To outperform and outlast, we all should strive to create for caring, supportive and mentally healthy tribes. As we spend longer hours at work, the importance of having a caring and supportive group has become greater, writes Graeme Cowan.
The Lucky Country has become The Lonely Country. In research released recently by PPR, 53 per cent of Australians were found to be lonely – with NSW (59 per cent) the most and Queensland (49 per cent) the least lonely states.
The social and health costs of this are substantial with the UK government estimating that being lonely has the same health risk as smoking 15 cigarettes a day. They have even appointed a Minister of Loneliness!
Loneliness also has a significant impact on workplace productivity. As we spend longer hours at work, the importance of having a caring and supportive group has become greater. We have never been more connected in many ways, but we seem to lack meaningful human interactions.
Work is essential to our wellbeing, and yet the challenges are growing as we strive to do more with less. In a worrying development, the CSIRO has nominated “rising mental health issues” as a megatrend for the next 20 years.

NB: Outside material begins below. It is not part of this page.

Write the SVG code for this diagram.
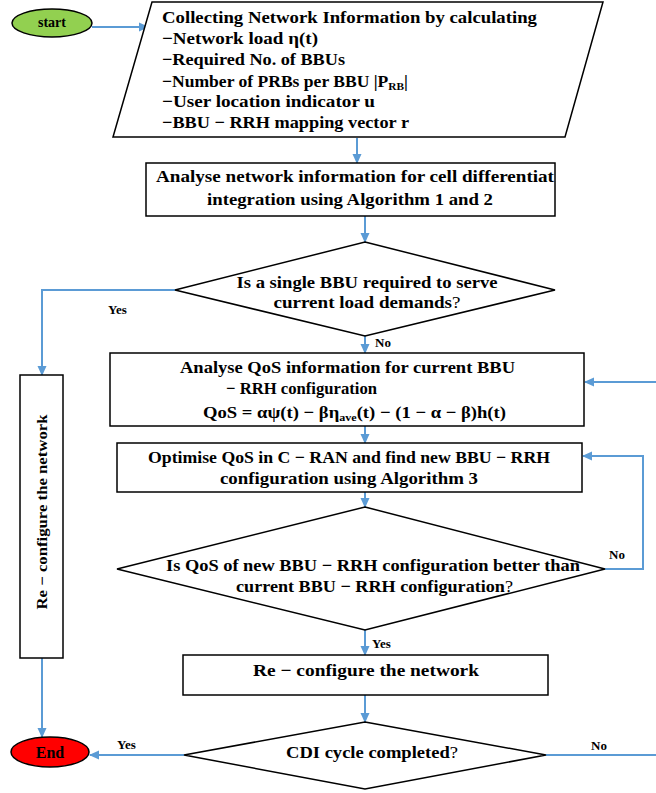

What can leaders do about this, and is it worth their time?
In a recent survey of 420 employees we conducted, the most common estimate of increased productivity was “50 per cent or more” if their tribe could be more caring and mentally healthy. Even if we halved that estimate, it is hard to ignore the potential of such a change.
So, how do we do this? These were the top five mantras suggested by the group: we don’t tolerate bullying, we value performance AND wellbeing, we ask “R U OK?” if someone is struggling, we can be authentic and we enjoy ourselves.
Let’s look at each of these in a bit more depth.
1. We don’t tolerate bullying
We all know intuitively that nobody enjoys being belittled and made fun of. In most large organisations, we now have someone responsible for promoting diversity and preventing discrimination. Despite this, I doubt there is full recognition of how detrimental bullying is to wellbeing and productivity. All forms of bullying should be eliminated.
2. We value performance AND wellbeing
In Daniel Pink’s enlightening book Drive, he proves that today’s employees are intrinsically motivated by purpose, mastery and autonomy. Intrinsic motivation promotes wellbeing, and employees who are focused on pursuing purpose and mastery – and given autonomy – will produce great results.
Autonomy also allows us to fit wellbeing strategies into our day at a suitable time. Leaders and managers ignore this mindset at their peril.
3. We ask R U OK? if someone is struggling
Asking R U OK? with compassion shows that you care. Gallup research confirms that the more employees who strongly agree with “My supervisor, or someone at work, seems to care about me as a person”, the higher the profit, productivity, customer service levels and employee service. The statement has been asked over 13 million times in 130+ countries. In today’s rapidly changing and uncertain world, we all yearn to be part of a caring and supportive tribe.
4. We can be authentic
“Success is liking myself, liking what I do, and liking how I do it.” Maya Angelou
I think this is the ultimate description of sustainable success. When we are true to our values, we are more resilient, energetic and resourceful. Gallup research also tells us that when we use our top five (out of 34) strengths each day, we are 600 per cent more likely to be engaged at work and 300 per cent more likely to report high life satisfaction.
When we use our strengths and respect our differences, great things happen. Team psychological safety is the number one predictor of the best teams at innovation powerhouses like Google and IDEO. This is where there is strong interpersonal trust and mutual respect and where people are comfortable being themselves.
5. We enjoy ourselves
In my workplace seminars, I often ask people to reflect on the best tribe they have ever been in. A tribe that achieved great things despite many challenges. I then ask them to discuss what was it about this best tribe that made it different. Inevitably one of the things mentioned is “we had fun”. As humans, we love to laugh with others. A laugh can relieve stress and energise us. Happiness is best shared.